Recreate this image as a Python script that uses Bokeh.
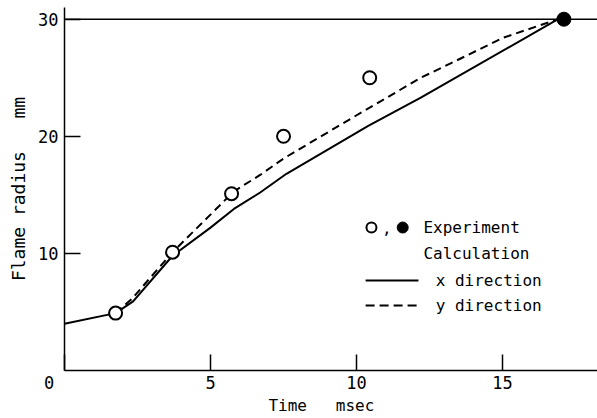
from bokeh.plotting import figure
from bokeh.models import Range1d, Span, FixedTicker
from bokeh.core.properties import value
from bokeh.embed import file_html
from bokeh.resources import INLINE

# ---- data ----
exp_open_t = [1.75, 3.7, 5.72, 7.5, 10.45]
exp_open_r = [4.9, 10.1, 15.1, 20.0, 25.0]
exp_fill_t = [17.1]
exp_fill_r = [30.0]

calc_x_t = [0.0, 1.75, 2.35, 3.7, 5.0, 5.8, 6.7, 7.6, 10.4, 12.2, 16.9]
calc_x_r = [4.0, 4.9, 5.9, 9.8, 12.2, 13.8, 15.2, 16.8, 20.9, 23.3, 30.0]

calc_y_t = [1.75, 2.3, 3.7, 5.8, 6.7, 7.5, 9.8, 12.2, 13.2, 15.0, 16.9]
calc_y_r = [4.9, 6.1, 10.1, 15.3, 16.7, 18.1, 21.5, 25.0, 26.2, 28.4, 30.0]

x_ticks = [0, 5, 10, 15]
y_ticks = [10, 20, 30]
NB = "\u00a0"
x_tick_labels = {0: "0" + NB * 3}

legend_texts = ["Experiment", "Calculation", "x direction", "y direction"]

FONT = "DejaVu Sans Mono"

p = figure(width=597, height=418, output_backend="svg", toolbar_location=None,
           x_range=Range1d(0, 18.25), y_range=Range1d(0, 31),
           min_border_left=64, min_border_right=0, min_border_top=7, min_border_bottom=48)
p.outline_line_color = None
p.grid.visible = False
p.background_fill_color = "white"
p.border_fill_color = "white"

for ax in (p.xaxis[0], p.yaxis[0]):
    ax.major_tick_in = 16
    ax.major_tick_out = 0
    ax.minor_tick_in = 0
    ax.minor_tick_out = 0
    ax.axis_line_width = 1.5
    ax.major_tick_line_width = 1.5
    ax.axis_line_color = "black"
    ax.major_tick_line_color = "black"
    ax.major_label_text_font = FONT
    ax.major_label_text_font_size = "17px"
    ax.major_label_text_color = "black"
    ax.axis_label_text_font = FONT
    ax.axis_label_text_font_style = "normal"
    ax.axis_label_text_color = "black"

p.xaxis.ticker = FixedTicker(ticks=x_ticks)
p.xaxis.major_label_overrides = x_tick_labels
p.yaxis.ticker = FixedTicker(ticks=y_ticks)
p.xaxis.major_label_standoff = 2
p.yaxis.major_label_standoff = 6
p.xaxis.axis_label = "Time" + NB * 3 + "msec" + NB * 2
p.yaxis.axis_label = "Flame radius" + NB * 3 + "mm"
p.xaxis.axis_label_text_font_size = "16px"
p.yaxis.axis_label_text_font_size = "18px"
p.xaxis.axis_label_standoff = 0
p.yaxis.axis_label_standoff = 6

top = Span(location=30, dimension="width", line_color="black", line_width=1.5)
p.add_layout(top)

# calculation lines
p.line(calc_x_t, calc_x_r, line_color="black", line_width=2)
p.line(calc_y_t, calc_y_r, line_color="black", line_width=2, line_dash="8 5")

# experiment
p.scatter(exp_open_t, exp_open_r, size=13, marker="circle", fill_color="white",
          line_color="black", line_width=2)
p.scatter(exp_fill_t, exp_fill_r, size=14, marker="circle", fill_color="black",
          line_color="black", line_width=1)

# ---- manual legend (layout positions) ----
ly = [12.21, 9.99, 7.69, 5.55]
p.scatter([10.51], [ly[0]], size=10, marker="circle", fill_color="white",
          line_color="black", line_width=2)
p.scatter([11.58], [ly[0]], size=11, marker="circle", fill_color="black",
          line_color="black")
p.text([11.04], [ly[0]], text=[","], text_font=value(FONT), text_font_size="16px",
       text_align="center", text_baseline="middle", text_color="black")
p.text([12.29, 12.29, 12.71, 12.71], ly, text=legend_texts,
       text_font=value(FONT), text_font_size="16px", text_align="left",
       text_baseline="middle", text_color="black")
p.line([10.31, 12.12], [ly[2], ly[2]], line_color="black", line_width=2)
p.line([10.31, 12.12], [ly[3], ly[3]], line_color="black", line_width=2, line_dash="9 5")

open("out.html", "w").write(file_html(p, INLINE))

DIRECTIONS:
Restate the entire listing word for word, excluding pictures.

THE SOLUTION:
Recreate this image as a Python script that uses Bokeh.
from bokeh.plotting import figure
from bokeh.models import Range1d, Span, FixedTicker
from bokeh.core.properties import value
from bokeh.embed import file_html
from bokeh.resources import INLINE

# ---- data ----
exp_open_t = [1.75, 3.7, 5.72, 7.5, 10.45]
exp_open_r = [4.9, 10.1, 15.1, 20.0, 25.0]
exp_fill_t = [17.1]
exp_fill_r = [30.0]

calc_x_t = [0.0, 1.75, 2.35, 3.7, 5.0, 5.8, 6.7, 7.6, 10.4, 12.2, 16.9]
calc_x_r = [4.0, 4.9, 5.9, 9.8, 12.2, 13.8, 15.2, 16.8, 20.9, 23.3, 30.0]

calc_y_t = [1.75, 2.3, 3.7, 5.8, 6.7, 7.5, 9.8, 12.2, 13.2, 15.0, 16.9]
calc_y_r = [4.9, 6.1, 10.1, 15.3, 16.7, 18.1, 21.5, 25.0, 26.2, 28.4, 30.0]

x_ticks = [0, 5, 10, 15]
y_ticks = [10, 20, 30]
NB = "\u00a0"
x_tick_labels = {0: "0" + NB * 3}

legend_texts = ["Experiment", "Calculation", "x direction", "y direction"]

FONT = "DejaVu Sans Mono"

p = figure(width=597, height=418, output_backend="svg", toolbar_location=None,
           x_range=Range1d(0, 18.25), y_range=Range1d(0, 31),
           min_border_left=64, min_border_right=0, min_border_top=7, min_border_bottom=48)
p.outline_line_color = None
p.grid.visible = False
p.background_fill_color = "white"
p.border_fill_color = "white"

for ax in (p.xaxis[0], p.yaxis[0]):
    ax.major_tick_in = 16
    ax.major_tick_out = 0
    ax.minor_tick_in = 0
    ax.minor_tick_out = 0
    ax.axis_line_width = 1.5
    ax.major_tick_line_width = 1.5
    ax.axis_line_color = "black"
    ax.major_tick_line_color = "black"
    ax.major_label_text_font = FONT
    ax.major_label_text_font_size = "17px"
    ax.major_label_text_color = "black"
    ax.axis_label_text_font = FONT
    ax.axis_label_text_font_style = "normal"
    ax.axis_label_text_color = "black"

p.xaxis.ticker = FixedTicker(ticks=x_ticks)
p.xaxis.major_label_overrides = x_tick_labels
p.yaxis.ticker = FixedTicker(ticks=y_ticks)
p.xaxis.major_label_standoff = 2
p.yaxis.major_label_standoff = 6
p.xaxis.axis_label = "Time" + NB * 3 + "msec" + NB * 2
p.yaxis.axis_label = "Flame radius" + NB * 3 + "mm"
p.xaxis.axis_label_text_font_size = "16px"
p.yaxis.axis_label_text_font_size = "18px"
p.xaxis.axis_label_standoff = 0
p.yaxis.axis_label_standoff = 6

top = Span(location=30, dimension="width", line_color="black", line_width=1.5)
p.add_layout(top)

# calculation lines
p.line(calc_x_t, calc_x_r, line_color="black", line_width=2)
p.line(calc_y_t, calc_y_r, line_color="black", line_width=2, line_dash="8 5")

# experiment
p.scatter(exp_open_t, exp_open_r, size=13, marker="circle", fill_color="white",
          line_color="black", line_width=2)
p.scatter(exp_fill_t, exp_fill_r, size=14, marker="circle", fill_color="black",
          line_color="black", line_width=1)

# ---- manual legend (layout positions) ----
ly = [12.21, 9.99, 7.69, 5.55]
p.scatter([10.51], [ly[0]], size=10, marker="circle", fill_color="white",
          line_color="black", line_width=2)
p.scatter([11.58], [ly[0]], size=11, marker="circle", fill_color="black",
          line_color="black")
p.text([11.04], [ly[0]], text=[","], text_font=value(FONT), text_font_size="16px",
       text_align="center", text_baseline="middle", text_color="black")
p.text([12.29, 12.29, 12.71, 12.71], ly, text=legend_texts,
       text_font=value(FONT), text_font_size="16px", text_align="left",
       text_baseline="middle", text_color="black")
p.line([10.31, 12.12], [ly[2], ly[2]], line_color="black", line_width=2)
p.line([10.31, 12.12], [ly[3], ly[3]], line_color="black", line_width=2, line_dash="9 5")

open("out.html", "w").write(file_html(p, INLINE))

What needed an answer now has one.